Poignancy


I turn 39 in a month and yet I still remember very clearly the day my classmates and I knew for sure we were going to graduate from high school. Our senior year was nothing short of challenging, rigorous and heartbreaking. But that is a whole other story.  Presently at 38, my youngest son Morgan, who is 11, is bigger than me. Garret now sleeps in his own bed. Although time is of a different form in our life, there are poignant points of contact between the "normal" world and ours. As my boys and I walk around our school for their daily exercise, the comings and goings of our students their age are accompanied by wistful thoughts that I’ve come to embrace. “Garret would have been Grade 8 now. Morgan in 5th grade.” I find myself going back and forth in time.

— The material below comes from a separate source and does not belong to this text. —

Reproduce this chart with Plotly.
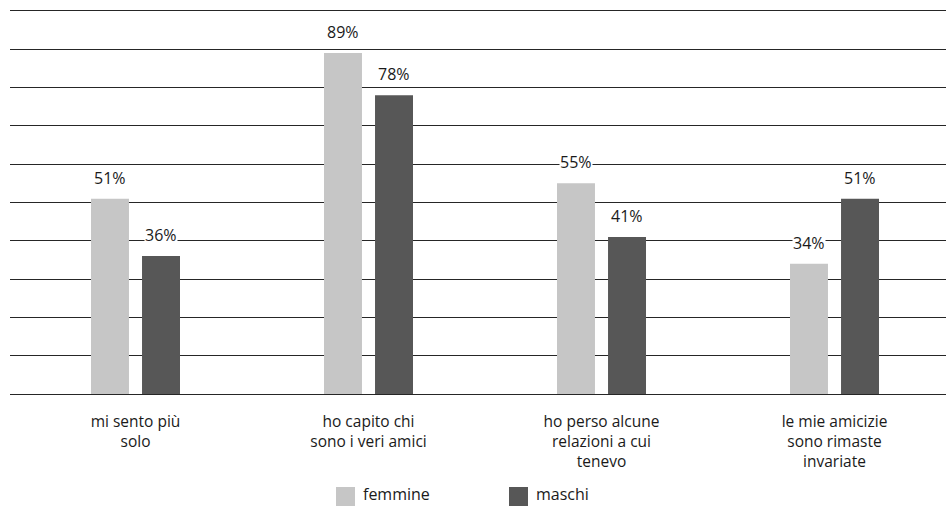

During these moments of poignancy, questions come one after another. "Where am I in all this?" "Who am I?" "What is my purpose in this life?"



My meditation practice certainly grounds me in these times. I go back to the breath and sit with my warring mind. It always sounds so simple. But those in the practice know that nothing could be further from the truth. Somehow I know already how it all ends. But in the meantime, there is the transition. There are the numerous in-between transformations, the painful transmutations to reveal and heal one’s wounds.  Some might even say the end is not important. Perhaps they are right.

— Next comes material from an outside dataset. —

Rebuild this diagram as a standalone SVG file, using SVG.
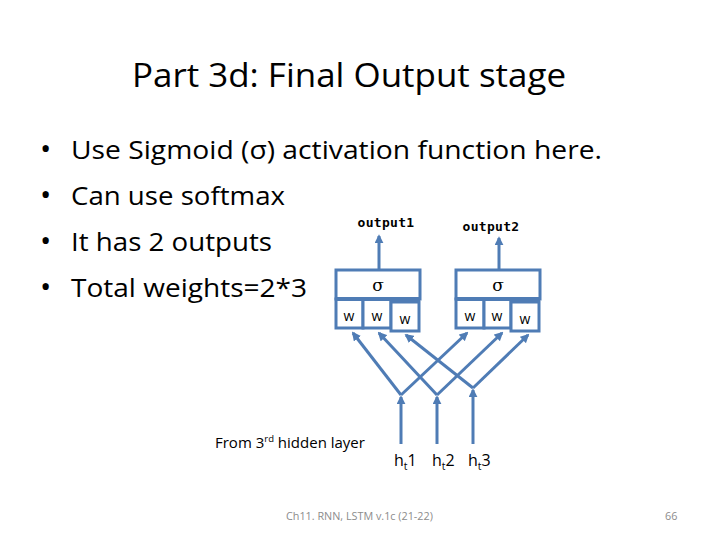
<svg xmlns="http://www.w3.org/2000/svg" width="720" height="540" viewBox="0 0 720 540">
<style>
.t{font-family:"Open Sans",Lato,sans-serif;fill:#000}
.m{font-family:"DejaVu Sans Mono","Liberation Mono",monospace;fill:#000}
.box{fill:#fff;stroke:#4F7CB5;stroke-width:3}
.ln{fill:none;stroke:#4F7CB5;stroke-width:3}
</style>
<defs>
<marker id="ah" viewBox="0 0 10 10" refX="8" refY="5" markerWidth="3" markerHeight="3" orient="auto" markerUnits="strokeWidth">
<path d="M0,0 L10,5 L0,10 Z" fill="#4F7CB5"/>
</marker>
</defs>
<rect width="720" height="540" fill="#fff"/>
<g id="title"><text class="t" x="349" y="87" font-size="33" text-anchor="middle" textLength="434" lengthAdjust="spacingAndGlyphs">Part 3d: Final Output stage</text></g>
<g id="bullets" class="t" font-size="26">
<text x="40" y="159" font-size="30">•</text><text x="71" y="159" textLength="531" lengthAdjust="spacingAndGlyphs">Use Sigmoid (σ) activation function here.</text>
<text x="40" y="205" font-size="30">•</text><text x="71" y="205" textLength="214" lengthAdjust="spacingAndGlyphs">Can use softmax</text>
<text x="40" y="251" font-size="30">•</text><text x="71" y="251" textLength="201" lengthAdjust="spacingAndGlyphs">It has 2 outputs</text>
<text x="40" y="297" font-size="30">•</text><text x="71" y="297" textLength="236" lengthAdjust="spacingAndGlyphs">Total weights=2*3</text>
</g>
<g id="connectors">
<line class="ln" x1="379" y1="270" x2="379" y2="236" marker-end="url(#ah)"/>
<line class="ln" x1="499" y1="270" x2="499" y2="238" marker-end="url(#ah)"/>
<line class="ln" x1="401" y1="444" x2="401" y2="397" marker-end="url(#ah)"/>
<line class="ln" x1="437" y1="444" x2="437" y2="397" marker-end="url(#ah)"/>
<line class="ln" x1="473" y1="444" x2="473" y2="390" marker-end="url(#ah)"/>
<line class="ln" x1="401" y1="395" x2="353" y2="333" marker-end="url(#ah)"/>
<line class="ln" x1="401" y1="395" x2="467" y2="333" marker-end="url(#ah)"/>
<line class="ln" x1="437" y1="395" x2="379" y2="333" marker-end="url(#ah)"/>
<line class="ln" x1="437" y1="395" x2="502" y2="333" marker-end="url(#ah)"/>
<line class="ln" x1="473" y1="388" x2="406" y2="335" marker-end="url(#ah)"/>
<line class="ln" x1="473" y1="388" x2="528" y2="335" marker-end="url(#ah)"/>
</g>
<g id="node1">
<rect class="box" x="336" y="270" width="84" height="29"/>
<rect class="box" x="336" y="299" width="27" height="29"/>
<rect class="box" x="363" y="299" width="28" height="29"/>
<rect class="box" x="391" y="302" width="28" height="29"/>
<line x1="336" y1="299" x2="420" y2="299" stroke="#4F7CB5" stroke-width="4"/>
<text x="378" y="291" font-family="'DejaVu Serif',serif" font-size="17" text-anchor="middle">σ</text>
<text class="t" x="349" y="321" font-size="14" text-anchor="middle">w</text>
<text class="t" x="377" y="321" font-size="14" text-anchor="middle">w</text>
<text class="t" x="405" y="324" font-size="14" text-anchor="middle">w</text>
</g>
<g id="node2">
<rect class="box" x="456" y="270" width="84" height="29"/>
<rect class="box" x="456" y="299" width="28" height="29"/>
<rect class="box" x="484" y="299" width="27" height="29"/>
<rect class="box" x="511" y="302" width="28" height="29"/>
<line x1="456" y1="299" x2="540" y2="299" stroke="#4F7CB5" stroke-width="4"/>
<text x="498" y="291" font-family="'DejaVu Serif',serif" font-size="17" text-anchor="middle">σ</text>
<text class="t" x="470" y="321" font-size="14" text-anchor="middle">w</text>
<text class="t" x="497" y="321" font-size="14" text-anchor="middle">w</text>
<text class="t" x="525" y="324" font-size="14" text-anchor="middle">w</text>
</g>
<g id="labels">
<text class="m" x="386" y="227" font-size="13" text-anchor="middle" font-weight="bold" letter-spacing="0.3">output1</text>
<text class="m" x="491" y="231" font-size="13" text-anchor="middle" font-weight="bold" letter-spacing="0.3">output2</text>
<text class="t" x="215" y="448" font-size="15">From 3<tspan font-size="9.5" dy="-6">rd</tspan><tspan dy="6"> hidden layer</tspan></text>
<text class="t" x="394" y="466" font-size="16">h<tspan font-size="10.5" dy="4">t</tspan><tspan dy="-4">1</tspan></text>
<text class="t" x="432" y="466" font-size="16">h<tspan font-size="10.5" dy="4">t</tspan><tspan dy="-4">2</tspan></text>
<text class="t" x="468" y="466" font-size="16">h<tspan font-size="10.5" dy="4">t</tspan><tspan dy="-4">3</tspan></text>
</g>
<g id="footer" class="t" font-size="10.8" style="fill:#8c8c8c">
<text x="286" y="520">Ch11. RNN, LSTM  v.1c (21-22)</text>
<text x="665" y="520">66</text>
</g>
</svg>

Time has wings. I am no longer on the cusp of high school graduation. Yet I flit here and there thinking about the future, revisiting what could have been amidst the present life I am living in. My boys continue to grow bigger. In a month I will turn a year older. 39. What does it all mean? What will this age, this year, this life mean? I clearly do not have answers. But I remember the words a friend said to me yesterday-- "Time has wings." The words quieted the usual ramblings of my thoughts only to generate a whole new series of ponderings. But in between such series, I find myself asking perhaps the most important question of all, “What am I grateful for today?”



I would like to believe that when all is said and done, it all ends in gratitude. And when this happens, then love will have prevailed. In the meantime, as time does, I land, fly and soar moment by moment, breath by breath, realizing that each one is a cusp in itself.




Comments

  1. I used to own more or less that same shoes you are wearing. Weird.